WHAT THE TASK ASKS:
In the records below, pick out all lines containing the word "code".
---- EXTRACTED DATA
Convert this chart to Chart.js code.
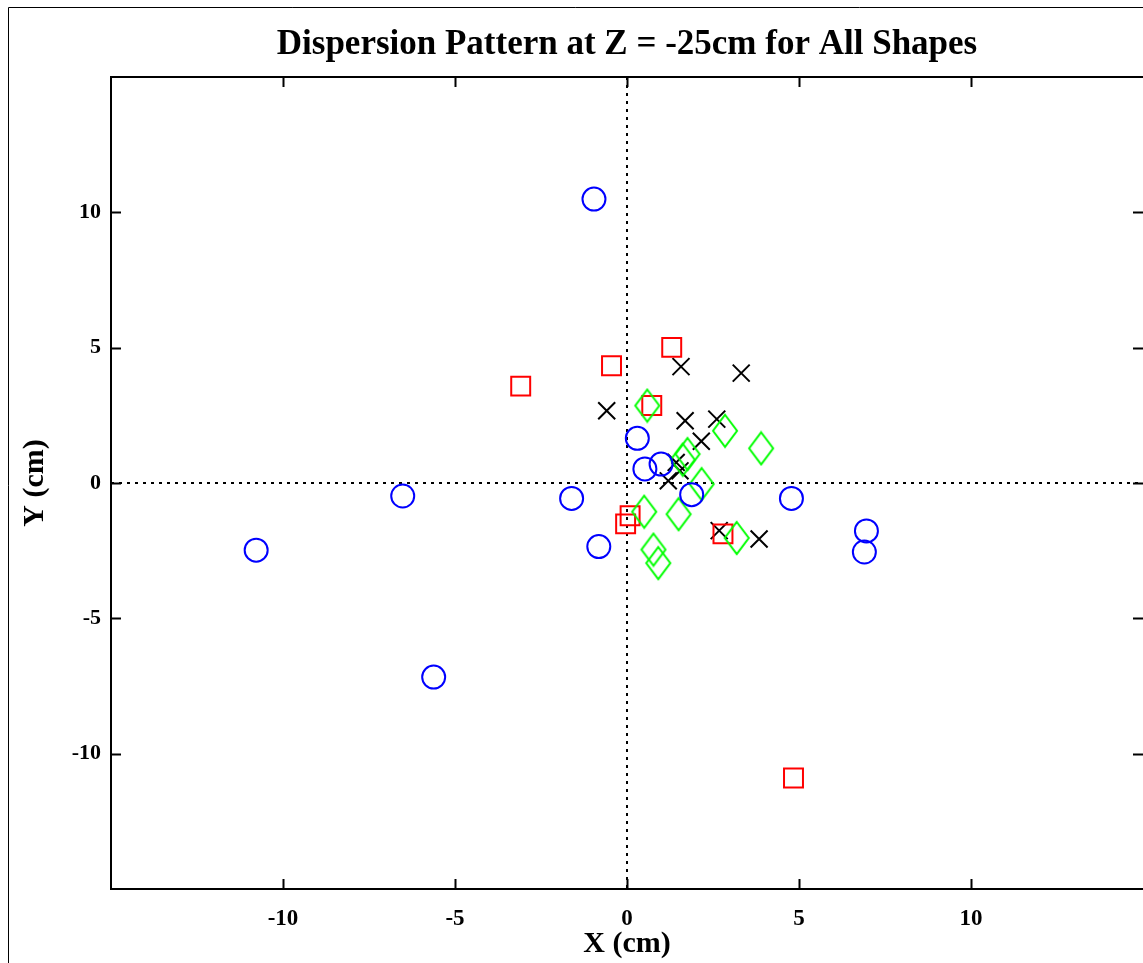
--------
---- EXTRACTED DATA
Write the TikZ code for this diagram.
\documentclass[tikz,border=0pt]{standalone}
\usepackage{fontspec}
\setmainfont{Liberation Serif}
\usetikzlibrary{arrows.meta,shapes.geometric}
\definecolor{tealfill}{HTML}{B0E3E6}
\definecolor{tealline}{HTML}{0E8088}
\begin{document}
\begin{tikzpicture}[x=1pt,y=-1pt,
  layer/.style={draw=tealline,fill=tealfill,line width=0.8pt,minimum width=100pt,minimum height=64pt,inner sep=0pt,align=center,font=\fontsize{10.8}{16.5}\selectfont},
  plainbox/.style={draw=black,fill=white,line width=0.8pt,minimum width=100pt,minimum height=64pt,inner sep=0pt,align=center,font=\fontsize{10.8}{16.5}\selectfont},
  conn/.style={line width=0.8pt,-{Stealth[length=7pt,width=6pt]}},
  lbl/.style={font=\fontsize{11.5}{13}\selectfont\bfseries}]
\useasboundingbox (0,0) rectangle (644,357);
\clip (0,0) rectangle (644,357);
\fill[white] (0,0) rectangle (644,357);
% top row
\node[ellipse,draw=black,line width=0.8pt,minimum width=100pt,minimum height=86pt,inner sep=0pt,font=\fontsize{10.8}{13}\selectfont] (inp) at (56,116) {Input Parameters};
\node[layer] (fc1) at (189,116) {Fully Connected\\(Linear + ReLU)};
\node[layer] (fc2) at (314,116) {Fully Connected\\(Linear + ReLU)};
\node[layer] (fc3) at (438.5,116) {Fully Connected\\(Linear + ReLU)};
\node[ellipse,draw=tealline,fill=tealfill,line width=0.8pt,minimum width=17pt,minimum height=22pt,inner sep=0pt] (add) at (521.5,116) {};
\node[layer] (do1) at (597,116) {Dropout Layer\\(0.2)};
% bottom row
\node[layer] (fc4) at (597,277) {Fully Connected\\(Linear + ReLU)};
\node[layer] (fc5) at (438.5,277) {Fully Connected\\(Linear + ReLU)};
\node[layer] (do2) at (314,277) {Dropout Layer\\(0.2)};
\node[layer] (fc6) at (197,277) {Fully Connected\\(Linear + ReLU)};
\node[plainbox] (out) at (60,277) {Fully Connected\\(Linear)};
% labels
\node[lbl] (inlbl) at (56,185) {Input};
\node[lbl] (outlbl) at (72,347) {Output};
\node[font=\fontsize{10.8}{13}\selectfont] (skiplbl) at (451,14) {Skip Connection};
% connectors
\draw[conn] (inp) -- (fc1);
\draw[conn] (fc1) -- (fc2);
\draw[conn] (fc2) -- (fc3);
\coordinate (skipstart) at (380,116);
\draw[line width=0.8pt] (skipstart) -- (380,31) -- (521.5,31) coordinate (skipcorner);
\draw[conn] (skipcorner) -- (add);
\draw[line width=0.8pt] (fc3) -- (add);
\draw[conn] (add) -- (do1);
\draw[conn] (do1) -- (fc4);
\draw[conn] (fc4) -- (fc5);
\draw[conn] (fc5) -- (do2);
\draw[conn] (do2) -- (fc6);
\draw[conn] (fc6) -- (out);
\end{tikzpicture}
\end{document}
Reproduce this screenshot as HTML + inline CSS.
--------
REPLY:
Convert this chart to Chart.js code.
Write the TikZ code for this diagram.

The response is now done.